A pair of recent Supreme Court cases illustrates this point. Department of Homeland Security v. Regents of the University of California involved the legality of executive actions related to the Deferred Action for Childhood Arrivals program. Department of Commerce v. New York concerned the legality of executive actions adding a citizenship question to the Census.
Both cases garnered widespread public attention because they involved consequential policy decisions. In each of these cases, although subregulatory guidance documents helped explain some aspects of the agency decision at issue, the agency’s litigation filings and the subsequent court opinions elaborated the agency’s reasoning and provided important additional context for the public’s understanding of the agency’s action.
Federal law imposes few requirements on agencies to make litigation materials readily accessible to the public. Only the Freedom of Information Act requires agencies to disclose filings such as pleadings, briefs, declarations, and settlements, and the Act only requires disclosure when members of the public specifically ask for these materials.
The laws governing federal courts’ disclosures are not much stronger. The E-Government Act of 2002 requires federal courts to make their written opinions, including opinions in cases involving federal agencies, available on their websites. But most courts’ websites have limited search functionality, making it hard for users to identify cases about specific topics or agencies.
The most comprehensive sources of agency litigation filings and related court decisions—the Public Access to Court Electronic Records (PACER) service and subscription legal research services such as Westlaw and Lexis—require registration and charge usage fees that can discourage people from using them to find agencies’ litigation filings and related court decisions.
To promote greater access to agency litigation materials, the Administrative Conference of the United States (ACUS) recently issued a recommendation titled Agency Litigation Webpages.
The ACUS recommendation defines an agency litigation webpage as a webpage providing access to agency litigation materials, which include publicly filed pleadings, briefs, and settlements, as well as court decisions about agencies’ regulatory or enforcement activities. Many agencies—including the Securities and Exchange Commission, the Federal Trade Commission, the Federal Election Commission, and the National Labor Relations Board—already maintain agency litigation webpages. Some of those agencies report hundreds of thousands of unique visits to their webpages annually, something people might find surprising.
The ACUS recommendation focuses on two sets of issues: first, what litigation materials agencies should post, and, second, how and where to post them. With respect to the first, the recommendation:
Encourages agencies to provide greater access to agency litigation materials;
Notes that, rather than posting all of their litigation materials, agencies with large volumes of court litigation might reasonably post examples of filings from routine types of litigation and all or a portion of the filings from cases raising important or unusual questions;
Calls for agencies to implement safeguards to protect relevant privacy or business interests implicated by the disclosure of agency litigation materials; and
Specifies criteria for agencies to weigh when deciding whether the costs of publishing certain materials outweigh the benefits of disclosure.

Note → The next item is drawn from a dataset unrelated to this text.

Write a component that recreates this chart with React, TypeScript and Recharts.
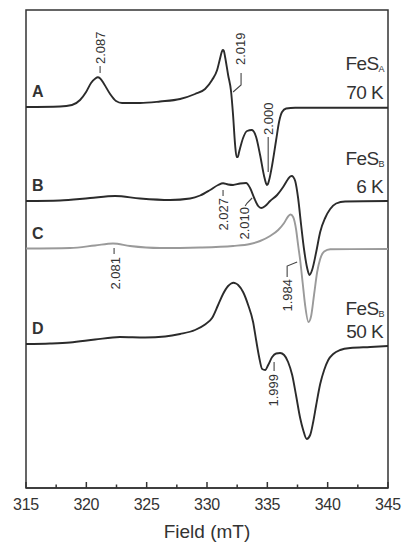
import React from "react"
import { LineChart, Line, XAxis, YAxis, ReferenceDot, ReferenceArea } from "recharts"

// EPR spectra, field in mT, signal in arbitrary units (relative to each trace's baseline)
const fieldA = [315, 317.82, 318.81, 319.48, 319.98, 320.39, 320.75, 320.95, 321.15, 321.47, 321.97, 322.46, 322.96, 324.45, 326.11, 327.77, 329.01, 329.84, 330.42, 330.84, 331.09, 331.22, 331.31, 331.4, 331.5, 331.75, 332.0, 332.16, 332.33, 332.45, 332.55, 332.66, 332.99, 333.32, 333.71, 334.07, 334.4, 334.73, 334.88, 334.96, 335.05, 335.15, 335.4, 335.73, 335.97, 336.22, 336.56, 337.3, 345]
const signalA = [0, 0.5, 2, 7, 15, 24, 28.5, 29.7, 28.5, 23, 13, 6, 4, 4, 5.5, 8, 13, 18, 27, 37, 49, 55, 57, 56, 50, 32, 15, -8, -38, -50, -50, -45, -31, -24, -23, -30, -48, -69, -76, -78, -77, -73, -58, -33, -15, -5, -1.5, -0.7, -0.7]

const fieldB = [315, 317.82, 320.31, 322.38, 324.45, 326.94, 328.6, 329.43, 330.26, 330.92, 331.33, 331.75, 332.16, 332.74, 333.24, 333.57, 333.91, 334.24, 334.49, 334.82, 335.23, 335.81, 336.31, 336.72, 336.9, 337.03, 337.15, 337.31, 337.55, 337.8, 338.05, 338.3, 338.49, 338.71, 339.05, 339.38, 339.79, 340.21, 340.7, 341.45, 345]
const signalB = [0, 0.5, 3, 5, 2.5, 1, 2.5, 5.5, 11, 16, 17.7, 16.5, 16, 17.5, 18, 13, 3, -5, -7, -5, 0, 6, 14, 22, 24.5, 25, 24, 20, 3, -24, -49, -67, -74, -69, -51, -31, -17, -8, -2.5, -0.5, 0]

const fieldC = [315, 318.65, 320.72, 322.21, 323.62, 326.11, 329.43, 332.16, 333.57, 334.4, 335.23, 335.9, 336.39, 336.72, 336.93, 337.14, 337.39, 337.55, 337.72, 337.93, 338.13, 338.41, 338.63, 338.88, 339.13, 339.38, 339.71, 340.21, 345]
const signalC = [0, 0.5, 3, 5, 2.5, 0.5, 1, 2.5, 4.5, 7.5, 12.5, 18.5, 25.5, 32, 34, 31.5, 18.5, 3.5, -11.5, -34.5, -56.5, -73.5, -67.5, -45.5, -23.5, -10.5, -3, -0.7, -0.5]

const fieldD = [315, 316.99, 318.65, 320.72, 322.79, 324.87, 326.53, 327.77, 329.01, 329.84, 330.42, 330.92, 331.33, 331.75, 332.0, 332.19, 332.4, 332.58, 332.99, 333.41, 333.82, 334.07, 334.32, 334.57, 334.82, 335.07, 335.4, 335.73, 336.06, 336.39, 336.72, 337.06, 337.39, 337.72, 337.97, 338.26, 338.55, 338.8, 339.05, 339.38, 339.71, 340.05, 340.46, 341.04, 341.87, 343.53, 345]
const signalD = [0, 0.5, 1.5, 4.5, 7, 6.5, 7.5, 10, 14, 19.5, 26, 39, 50, 58, 60.5, 61.3, 60.5, 59, 52, 39, 22, 4, -13, -25, -26, -21, -13, -9.5, -9, -11, -18, -31, -52, -74, -86, -95, -91, -78, -61, -40, -26, -16, -10, -6, -4, -3, -2]

// vertical stacking offset of each trace
const traceNames = ["A", "B", "C", "D"]
const traceOffsets = [381, 287, 239.5, 144]
const traceColors = ["#2b2b2b", "#2b2b2b", "#9a9a9a", "#2b2b2b"]

const xTicks = [315, 317.5, 320, 322.5, 325, 327.5, 330, 332.5, 335, 337.5, 340, 342.5, 345]

// g-value annotations: anchor field, trace, signal at anchor
const gLabels = ["2.087", "2.019", "2.000", "2.027", "2.010", "2.081", "1.984", "1.999"]
const gFields = [321.14, 332.16, 335.07, 331.33, 333.74, 322.3, 337.47, 335.56]
const gTraces = [0, 0, 0, 1, 1, 2, 2, 3]
const gSignals = [34, 15, -65, 11, 3, 0.5, -13.5, -18]

// leader shapes / text placement (pixels relative to anchor)
const gStyle = [
  { path: [[0, 0], [0, -7]], tx: 0, ty: -9, anchor: "start" },
  { path: [[0, 0], [8, -7], [8, -19]], tx: 7, ty: -27, anchor: "start" },
  { path: [[0, 0], [0, -35]], tx: 0, ty: -37, anchor: "start" },
  { path: [[0, 0], [0, 6]], tx: 0, ty: 8, anchor: "end" },
  { path: [[0, 0], [-5, 5], [-7, 8]], tx: -8, ty: 9, anchor: "end" },
  { path: [[0, 0], [0, 6]], tx: 1, ty: 9, anchor: "end" },
  { path: [[0, 0], [-10, 4], [-10, 15]], tx: -10, ty: 17, anchor: "end" },
  { path: [[0, 0], [0, 9]], tx: -1, ty: 12, anchor: "end" },
]

const sampleTitles = [
  { trace: 0, sub: "A", temp: "70 K", dy1: -37, dy2: -8 },
  { trace: 1, sub: "B", temp: "6 K", dy1: -36, dy2: -8 },
  { trace: 3, sub: "B", temp: "50 K", dy1: -29, dy2: -6 },
]

const FONT = "'Liberation Sans', Arial, sans-serif"

const buildSeries = (fields: number[], signals: number[], offset: number) =>
  fields.map((f, i) => ({ field: f, value: signals[i] + offset }))

const seriesData = [
  buildSeries(fieldA, signalA, traceOffsets[0]),
  buildSeries(fieldB, signalB, traceOffsets[1]),
  buildSeries(fieldC, signalC, traceOffsets[2]),
  buildSeries(fieldD, signalD, traceOffsets[3]),
]

const FieldTick = (props: any) => {
  const { x, y, payload } = props
  const major = payload.value % 5 === 0
  return (
    <g>
      <line x1={x} y1={y} x2={x} y2={y - (major ? 6 : 3.5)} stroke="#333" strokeWidth={1.5} />
      {major && (
        <text x={x} y={y + 22} textAnchor="middle" fontSize={16} fill="#333" fontFamily={FONT} letterSpacing={-0.3}>
          {payload.value}
        </text>
      )}
    </g>
  )
}

export default function App() {
  return (
    <div style={{ position: "absolute", left: 0, top: 0, background: "#fff" }}>
      <LineChart width={403} height={544} margin={{ top: 10, right: 15, bottom: 0, left: 26 }}>
        <XAxis
          dataKey="field"
          type="number"
          domain={[315, 345]}
          ticks={xTicks}
          interval={0}
          height={56}
          tickLine={false}
          tickSize={0}
          tickMargin={0}
          tick={<FieldTick />}
          axisLine={{ stroke: "#333", strokeWidth: 1.5 }}
          allowDataOverflow
          label={{ value: "Field (mT)", position: "insideBottom", offset: 6, fontSize: 19, fill: "#333", fontFamily: FONT }}
        />
        <YAxis type="number" domain={[0, 478]} hide allowDataOverflow />
        <ReferenceArea x1={315} x2={345} y1={0} y2={478} fill="none" stroke="#333" strokeWidth={1.5} ifOverflow="visible" />
        {seriesData.map((d, i) => (
          <Line
            key={traceNames[i]}
            data={d}
            dataKey="value"
            type="monotone"
            stroke={traceColors[i]}
            strokeWidth={1.9}
            dot={false}
            isAnimationActive={false}
          />
        ))}
        {traceNames.map((name, i) => (
          <ReferenceDot
            key={"n" + name}
            x={315}
            y={traceOffsets[i]}
            ifOverflow="visible"
            shape={(p: any) => (
              <text x={p.cx + 6} y={p.cy - 10} fontSize={16} fontWeight="bold" fill="#333" fontFamily={FONT}>
                {name}
              </text>
            )}
          />
        ))}
        {sampleTitles.map((t, i) => (
          <ReferenceDot
            key={"t" + i}
            x={345}
            y={traceOffsets[t.trace]}
            ifOverflow="visible"
            shape={(p: any) => (
              <g fontFamily={FONT} fill="#333">
                <text x={p.cx - 4} y={p.cy + t.dy1} textAnchor="end" fontSize={19} letterSpacing={-0.6}>
                  FeS
                  <tspan fontSize={9} dy={2}>{t.sub}</tspan>
                </text>
                <text x={p.cx - 5} y={p.cy + t.dy2} textAnchor="end" fontSize={19} letterSpacing={-0.6}>
                  {t.temp}
                </text>
              </g>
            )}
          />
        ))}
        {gLabels.map((g, i) => {
          const s = gStyle[i]
          return (
            <ReferenceDot
              key={"g" + i}
              x={gFields[i]}
              y={gSignals[i] + traceOffsets[gTraces[i]]}
              ifOverflow="visible"
              shape={(p: any) => {
                const pts = s.path.map(([dx, dy]) => `${p.cx + dx},${p.cy + dy}`).join(" ")
                const tx = p.cx + s.tx
                const ty = p.cy + s.ty
                return (
                  <g>
                    <polyline points={pts} fill="none" stroke="#444" strokeWidth={1.1} />
                    <text
                      x={tx}
                      y={ty}
                      transform={`rotate(-90, ${tx}, ${ty})`}
                      textAnchor={s.anchor}
                      dominantBaseline="central"
                      fontSize={13}
                      fill="#333"
                      fontFamily={FONT}
                    >
                      {g}
                    </text>
                  </g>
                )
              }}
            />
          )
        })}
      </LineChart>
    </div>
  )
}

The ACUS recommendation also urges agencies to “disclose materials in a way that gives a full and accurate picture” of the agencies’ litigation positions and identifies several factors for agencies to consider in doing so. This suggestion, which was the subject of considerable discussion during the ACUS committee process, is noteworthy because it shifts the focus beyond mere disclosure toward considerations of intelligibility.
In the modern world, many people are inundated with more information than they can fully process. Frequently, information is provided without context—sometimes intentionally, sometimes not—or in other ways that make it difficult for people to understand. Under these conditions, principles of good government arguably require agencies to present information in accessible and intelligible ways, rather than merely dumping information before the public.
Suggestions from the ACUS recommendation that address how and where agencies should post litigation materials are similarly focused on accessibility and, indirectly, intelligibility. Those suggestions emphasize that agencies should make materials easy to search for and find on their litigation webpages.
Agencies can provide context for their litigation materials by maintaining organized litigation webpages. The ACUS recommendation, for example, sets various criteria for website search and filtering options—including topic, date, the statute or regulation at issue, and so on—that contextualize the posted litigation materials. Likewise, the recommendation’s suggestions about website filtering tools would allow visitors to sift through litigation materials according to desired features and examine how different litigation materials or matters are related.
Agency litigation webpages that follow the ACUS recommendation can play a valuable role in conveying information to the public and giving the public tools to better understand that information. In that sense, agency litigation webpages can be models of proactive and practical transparency in an era when society has unprecedented access to information.